**EXERCISE PROMPT**
Retype every line from the top of the entries down to the one with "const stacked = d3.stack().keys(seriesNames)(rows);", both included, and skip the pictures.
— start of GIVEN DATA —
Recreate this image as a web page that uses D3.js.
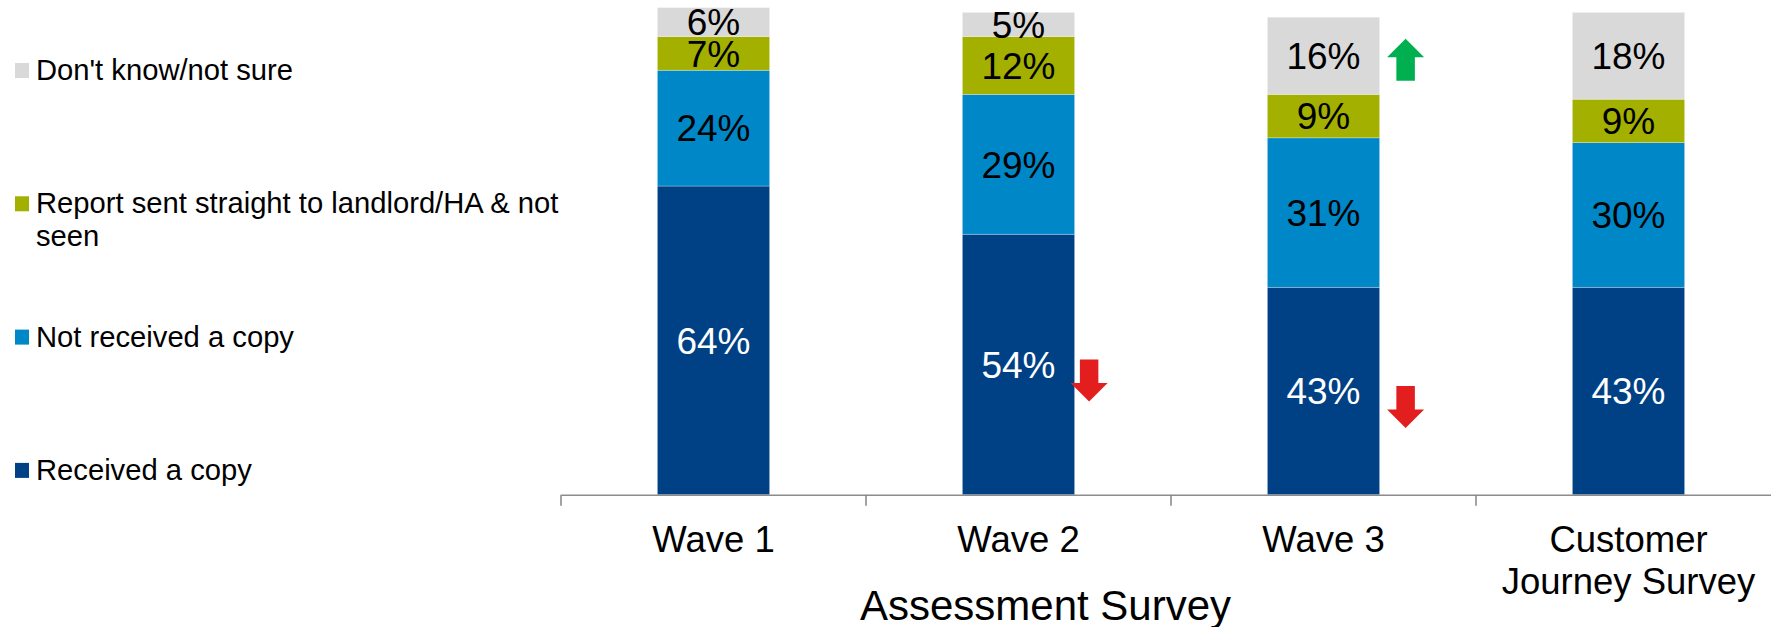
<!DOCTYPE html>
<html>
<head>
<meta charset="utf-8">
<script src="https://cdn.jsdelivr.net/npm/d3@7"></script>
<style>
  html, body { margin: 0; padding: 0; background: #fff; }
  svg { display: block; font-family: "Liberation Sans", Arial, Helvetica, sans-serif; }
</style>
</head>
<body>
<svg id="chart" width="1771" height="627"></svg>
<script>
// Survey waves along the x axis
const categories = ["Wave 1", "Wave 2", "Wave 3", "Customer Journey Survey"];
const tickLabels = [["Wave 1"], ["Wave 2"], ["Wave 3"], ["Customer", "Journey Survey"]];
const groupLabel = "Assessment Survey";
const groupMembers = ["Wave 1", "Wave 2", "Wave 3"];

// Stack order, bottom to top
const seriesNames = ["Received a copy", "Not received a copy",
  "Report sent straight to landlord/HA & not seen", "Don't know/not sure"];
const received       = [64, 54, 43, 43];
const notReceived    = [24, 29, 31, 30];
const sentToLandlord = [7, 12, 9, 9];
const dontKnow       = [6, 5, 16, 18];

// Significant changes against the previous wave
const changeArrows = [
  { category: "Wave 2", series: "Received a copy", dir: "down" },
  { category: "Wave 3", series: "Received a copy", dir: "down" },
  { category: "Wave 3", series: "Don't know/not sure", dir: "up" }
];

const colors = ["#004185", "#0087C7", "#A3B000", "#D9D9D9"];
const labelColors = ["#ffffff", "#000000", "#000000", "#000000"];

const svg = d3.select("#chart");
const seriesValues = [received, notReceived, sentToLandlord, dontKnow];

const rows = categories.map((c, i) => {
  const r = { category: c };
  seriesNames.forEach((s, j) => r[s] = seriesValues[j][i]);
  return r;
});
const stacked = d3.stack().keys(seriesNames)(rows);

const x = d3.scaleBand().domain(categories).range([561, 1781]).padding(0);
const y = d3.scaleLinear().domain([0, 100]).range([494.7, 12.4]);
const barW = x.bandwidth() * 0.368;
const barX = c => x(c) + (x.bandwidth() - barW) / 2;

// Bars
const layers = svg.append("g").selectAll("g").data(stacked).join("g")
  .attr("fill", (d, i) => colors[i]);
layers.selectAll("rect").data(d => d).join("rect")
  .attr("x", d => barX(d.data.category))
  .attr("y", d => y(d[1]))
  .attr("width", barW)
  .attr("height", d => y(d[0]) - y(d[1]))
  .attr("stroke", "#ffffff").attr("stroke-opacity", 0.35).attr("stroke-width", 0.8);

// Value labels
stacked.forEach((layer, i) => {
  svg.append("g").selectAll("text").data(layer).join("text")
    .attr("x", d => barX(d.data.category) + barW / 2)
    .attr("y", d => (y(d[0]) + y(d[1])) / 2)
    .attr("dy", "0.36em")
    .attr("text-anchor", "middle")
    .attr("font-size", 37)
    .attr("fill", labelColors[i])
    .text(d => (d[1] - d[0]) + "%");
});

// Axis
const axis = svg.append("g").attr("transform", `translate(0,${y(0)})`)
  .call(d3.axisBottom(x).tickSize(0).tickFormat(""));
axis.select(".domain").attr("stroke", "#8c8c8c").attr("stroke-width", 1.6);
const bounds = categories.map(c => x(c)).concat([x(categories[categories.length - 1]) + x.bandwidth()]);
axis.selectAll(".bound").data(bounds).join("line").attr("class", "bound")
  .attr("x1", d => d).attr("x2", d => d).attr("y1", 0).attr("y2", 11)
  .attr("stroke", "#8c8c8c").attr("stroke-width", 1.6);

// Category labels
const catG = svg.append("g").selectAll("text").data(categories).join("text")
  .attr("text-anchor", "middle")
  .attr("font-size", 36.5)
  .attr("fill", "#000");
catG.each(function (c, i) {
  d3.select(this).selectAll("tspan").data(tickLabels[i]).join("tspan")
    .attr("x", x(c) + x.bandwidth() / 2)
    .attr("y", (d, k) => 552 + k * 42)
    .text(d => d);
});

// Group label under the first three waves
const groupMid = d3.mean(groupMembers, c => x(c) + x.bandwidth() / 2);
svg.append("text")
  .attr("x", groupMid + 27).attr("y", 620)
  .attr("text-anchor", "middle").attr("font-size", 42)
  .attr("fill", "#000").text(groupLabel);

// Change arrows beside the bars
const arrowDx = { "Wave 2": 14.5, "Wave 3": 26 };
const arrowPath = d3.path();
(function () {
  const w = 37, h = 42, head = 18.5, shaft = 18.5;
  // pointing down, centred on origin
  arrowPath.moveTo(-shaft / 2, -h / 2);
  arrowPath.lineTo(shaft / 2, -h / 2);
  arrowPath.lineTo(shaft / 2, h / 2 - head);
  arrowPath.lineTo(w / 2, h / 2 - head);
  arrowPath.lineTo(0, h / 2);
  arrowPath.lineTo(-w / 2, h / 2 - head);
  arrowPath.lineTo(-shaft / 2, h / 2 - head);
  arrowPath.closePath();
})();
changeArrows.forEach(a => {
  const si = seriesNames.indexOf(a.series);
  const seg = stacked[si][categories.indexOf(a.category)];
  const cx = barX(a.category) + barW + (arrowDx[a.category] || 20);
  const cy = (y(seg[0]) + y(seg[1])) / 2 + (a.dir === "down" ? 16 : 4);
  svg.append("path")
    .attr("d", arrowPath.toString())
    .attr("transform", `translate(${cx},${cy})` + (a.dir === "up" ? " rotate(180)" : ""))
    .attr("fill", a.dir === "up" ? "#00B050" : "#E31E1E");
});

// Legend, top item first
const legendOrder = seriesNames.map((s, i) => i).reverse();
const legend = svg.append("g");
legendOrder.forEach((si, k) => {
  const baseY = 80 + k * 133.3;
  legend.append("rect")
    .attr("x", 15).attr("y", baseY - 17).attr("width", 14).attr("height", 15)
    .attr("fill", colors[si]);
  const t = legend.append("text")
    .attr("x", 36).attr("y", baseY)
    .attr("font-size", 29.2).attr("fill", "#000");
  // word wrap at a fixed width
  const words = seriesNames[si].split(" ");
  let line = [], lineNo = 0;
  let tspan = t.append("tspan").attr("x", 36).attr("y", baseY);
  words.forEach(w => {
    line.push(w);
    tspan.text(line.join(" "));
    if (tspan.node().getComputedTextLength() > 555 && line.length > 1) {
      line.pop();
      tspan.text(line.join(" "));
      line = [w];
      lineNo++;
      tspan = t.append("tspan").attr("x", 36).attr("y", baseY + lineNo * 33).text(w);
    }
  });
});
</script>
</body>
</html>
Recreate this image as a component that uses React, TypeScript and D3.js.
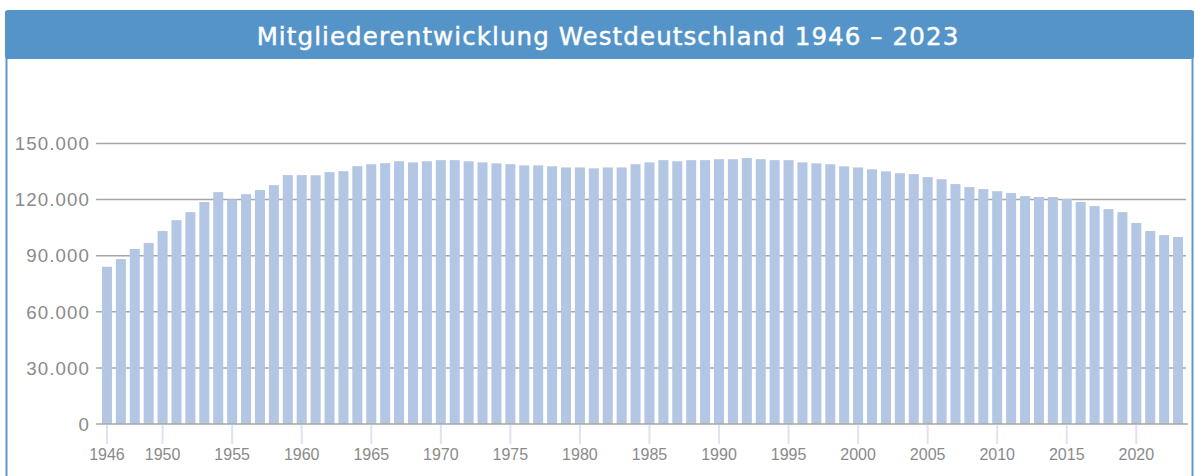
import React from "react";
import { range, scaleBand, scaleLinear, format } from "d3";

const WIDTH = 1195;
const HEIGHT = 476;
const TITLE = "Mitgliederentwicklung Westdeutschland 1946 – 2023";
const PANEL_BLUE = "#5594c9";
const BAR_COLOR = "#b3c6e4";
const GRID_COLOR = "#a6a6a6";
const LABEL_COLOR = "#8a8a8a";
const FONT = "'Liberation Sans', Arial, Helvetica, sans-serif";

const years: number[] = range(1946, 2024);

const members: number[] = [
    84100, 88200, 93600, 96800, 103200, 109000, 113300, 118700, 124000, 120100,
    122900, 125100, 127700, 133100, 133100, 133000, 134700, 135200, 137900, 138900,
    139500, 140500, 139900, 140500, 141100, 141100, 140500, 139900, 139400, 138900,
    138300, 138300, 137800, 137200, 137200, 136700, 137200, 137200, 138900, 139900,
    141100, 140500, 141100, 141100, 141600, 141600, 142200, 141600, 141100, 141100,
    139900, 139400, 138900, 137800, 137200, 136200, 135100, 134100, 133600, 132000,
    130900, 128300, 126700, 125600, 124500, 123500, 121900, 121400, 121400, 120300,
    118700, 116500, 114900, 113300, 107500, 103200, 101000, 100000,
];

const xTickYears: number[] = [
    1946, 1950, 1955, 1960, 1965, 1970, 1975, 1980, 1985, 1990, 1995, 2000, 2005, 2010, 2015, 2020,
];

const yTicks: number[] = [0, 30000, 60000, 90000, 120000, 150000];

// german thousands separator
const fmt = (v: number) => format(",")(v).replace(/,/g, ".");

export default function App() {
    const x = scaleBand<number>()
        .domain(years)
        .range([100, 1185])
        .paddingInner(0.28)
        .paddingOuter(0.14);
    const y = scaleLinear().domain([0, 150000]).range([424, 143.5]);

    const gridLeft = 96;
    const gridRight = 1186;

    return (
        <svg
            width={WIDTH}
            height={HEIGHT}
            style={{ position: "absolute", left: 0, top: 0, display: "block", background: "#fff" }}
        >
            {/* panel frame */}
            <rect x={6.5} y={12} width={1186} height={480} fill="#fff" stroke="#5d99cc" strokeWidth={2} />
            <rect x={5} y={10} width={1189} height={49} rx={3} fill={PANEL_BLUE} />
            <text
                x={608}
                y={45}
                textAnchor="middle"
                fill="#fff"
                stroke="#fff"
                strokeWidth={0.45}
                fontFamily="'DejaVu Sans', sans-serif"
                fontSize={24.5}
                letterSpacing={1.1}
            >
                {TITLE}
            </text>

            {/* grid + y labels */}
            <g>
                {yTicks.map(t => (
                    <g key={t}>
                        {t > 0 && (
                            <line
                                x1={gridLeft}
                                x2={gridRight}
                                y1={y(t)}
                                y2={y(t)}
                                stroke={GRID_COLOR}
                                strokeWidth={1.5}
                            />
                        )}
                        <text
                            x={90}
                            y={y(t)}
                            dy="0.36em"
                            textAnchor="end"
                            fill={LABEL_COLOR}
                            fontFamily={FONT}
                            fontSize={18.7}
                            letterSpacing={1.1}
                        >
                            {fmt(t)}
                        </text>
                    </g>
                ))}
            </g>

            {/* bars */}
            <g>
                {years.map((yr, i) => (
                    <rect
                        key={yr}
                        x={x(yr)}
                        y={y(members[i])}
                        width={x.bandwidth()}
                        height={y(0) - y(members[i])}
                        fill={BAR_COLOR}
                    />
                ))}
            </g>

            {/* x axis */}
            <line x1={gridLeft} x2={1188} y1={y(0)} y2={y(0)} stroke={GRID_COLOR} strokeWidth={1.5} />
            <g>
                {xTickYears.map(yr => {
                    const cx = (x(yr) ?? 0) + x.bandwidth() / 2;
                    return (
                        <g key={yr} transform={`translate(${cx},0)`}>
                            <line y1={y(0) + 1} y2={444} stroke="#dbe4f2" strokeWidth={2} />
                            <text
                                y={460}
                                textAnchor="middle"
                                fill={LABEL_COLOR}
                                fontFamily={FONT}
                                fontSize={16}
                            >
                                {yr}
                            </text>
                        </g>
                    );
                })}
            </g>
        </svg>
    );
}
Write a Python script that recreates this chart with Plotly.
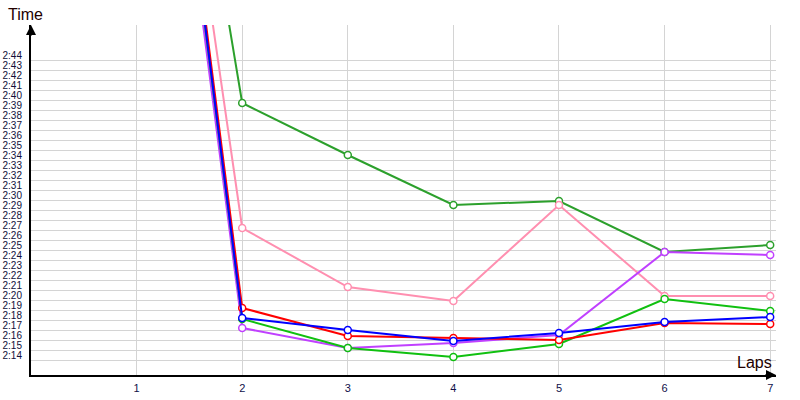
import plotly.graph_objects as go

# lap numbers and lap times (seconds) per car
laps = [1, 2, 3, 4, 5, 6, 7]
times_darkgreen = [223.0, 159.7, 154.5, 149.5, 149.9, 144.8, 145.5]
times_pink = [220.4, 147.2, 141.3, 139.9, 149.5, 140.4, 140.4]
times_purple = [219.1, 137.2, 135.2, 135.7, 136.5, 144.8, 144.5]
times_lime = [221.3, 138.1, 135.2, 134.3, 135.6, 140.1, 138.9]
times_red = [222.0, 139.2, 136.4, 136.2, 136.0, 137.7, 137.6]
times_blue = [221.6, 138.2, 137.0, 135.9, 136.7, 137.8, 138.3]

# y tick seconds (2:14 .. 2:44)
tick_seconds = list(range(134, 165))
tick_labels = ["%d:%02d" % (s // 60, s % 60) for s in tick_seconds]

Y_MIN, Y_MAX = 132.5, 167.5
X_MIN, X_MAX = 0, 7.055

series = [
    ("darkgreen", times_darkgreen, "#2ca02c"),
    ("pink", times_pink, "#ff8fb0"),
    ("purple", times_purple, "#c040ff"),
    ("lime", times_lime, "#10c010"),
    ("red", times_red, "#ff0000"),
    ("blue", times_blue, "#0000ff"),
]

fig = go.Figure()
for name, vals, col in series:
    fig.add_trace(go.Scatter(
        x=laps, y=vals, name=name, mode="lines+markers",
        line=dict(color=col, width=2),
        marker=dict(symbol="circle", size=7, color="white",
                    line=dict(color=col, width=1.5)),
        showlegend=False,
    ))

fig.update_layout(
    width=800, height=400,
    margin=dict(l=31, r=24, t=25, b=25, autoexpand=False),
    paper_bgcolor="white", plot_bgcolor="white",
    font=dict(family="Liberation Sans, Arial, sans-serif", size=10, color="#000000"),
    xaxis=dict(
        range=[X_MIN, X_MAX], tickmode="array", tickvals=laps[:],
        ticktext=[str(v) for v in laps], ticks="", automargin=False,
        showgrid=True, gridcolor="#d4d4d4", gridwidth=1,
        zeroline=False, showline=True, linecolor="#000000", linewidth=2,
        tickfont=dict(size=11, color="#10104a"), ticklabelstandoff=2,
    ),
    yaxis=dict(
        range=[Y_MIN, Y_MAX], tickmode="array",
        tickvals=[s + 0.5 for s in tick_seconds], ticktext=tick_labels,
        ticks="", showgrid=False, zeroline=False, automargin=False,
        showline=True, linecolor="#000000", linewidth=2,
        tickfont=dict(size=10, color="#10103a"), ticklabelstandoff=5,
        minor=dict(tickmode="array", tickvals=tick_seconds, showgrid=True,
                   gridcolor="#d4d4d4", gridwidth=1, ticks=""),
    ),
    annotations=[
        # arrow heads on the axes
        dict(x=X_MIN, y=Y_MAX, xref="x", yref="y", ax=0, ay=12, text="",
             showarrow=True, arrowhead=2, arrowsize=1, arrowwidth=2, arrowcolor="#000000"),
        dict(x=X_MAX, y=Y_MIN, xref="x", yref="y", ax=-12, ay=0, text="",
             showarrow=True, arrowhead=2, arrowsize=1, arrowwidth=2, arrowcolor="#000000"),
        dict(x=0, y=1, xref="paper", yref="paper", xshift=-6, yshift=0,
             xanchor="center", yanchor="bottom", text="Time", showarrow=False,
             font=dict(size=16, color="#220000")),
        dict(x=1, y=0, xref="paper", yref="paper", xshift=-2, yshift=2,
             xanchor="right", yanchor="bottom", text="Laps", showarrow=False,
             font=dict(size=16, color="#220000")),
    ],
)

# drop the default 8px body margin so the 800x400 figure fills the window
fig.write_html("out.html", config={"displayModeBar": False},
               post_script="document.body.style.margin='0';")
— end of GIVEN DATA —
**TASK OUTPUT**
Recreate this image as a web page that uses D3.js.
<!DOCTYPE html>
<html>
<head>
<meta charset="utf-8">
<script src="https://cdn.jsdelivr.net/npm/d3@7"></script>
<style>
  html, body { margin: 0; padding: 0; background: #fff; }
  svg { display: block; font-family: "Liberation Sans", Arial, Helvetica, sans-serif; }
</style>
</head>
<body>
<svg id="chart" width="1771" height="627"></svg>
<script>
// Survey waves along the x axis
const categories = ["Wave 1", "Wave 2", "Wave 3", "Customer Journey Survey"];
const tickLabels = [["Wave 1"], ["Wave 2"], ["Wave 3"], ["Customer", "Journey Survey"]];
const groupLabel = "Assessment Survey";
const groupMembers = ["Wave 1", "Wave 2", "Wave 3"];

// Stack order, bottom to top
const seriesNames = ["Received a copy", "Not received a copy",
  "Report sent straight to landlord/HA & not seen", "Don't know/not sure"];
const received       = [64, 54, 43, 43];
const notReceived    = [24, 29, 31, 30];
const sentToLandlord = [7, 12, 9, 9];
const dontKnow       = [6, 5, 16, 18];

// Significant changes against the previous wave
const changeArrows = [
  { category: "Wave 2", series: "Received a copy", dir: "down" },
  { category: "Wave 3", series: "Received a copy", dir: "down" },
  { category: "Wave 3", series: "Don't know/not sure", dir: "up" }
];

const colors = ["#004185", "#0087C7", "#A3B000", "#D9D9D9"];
const labelColors = ["#ffffff", "#000000", "#000000", "#000000"];

const svg = d3.select("#chart");
const seriesValues = [received, notReceived, sentToLandlord, dontKnow];

const rows = categories.map((c, i) => {
  const r = { category: c };
  seriesNames.forEach((s, j) => r[s] = seriesValues[j][i]);
  return r;
});
const stacked = d3.stack().keys(seriesNames)(rows);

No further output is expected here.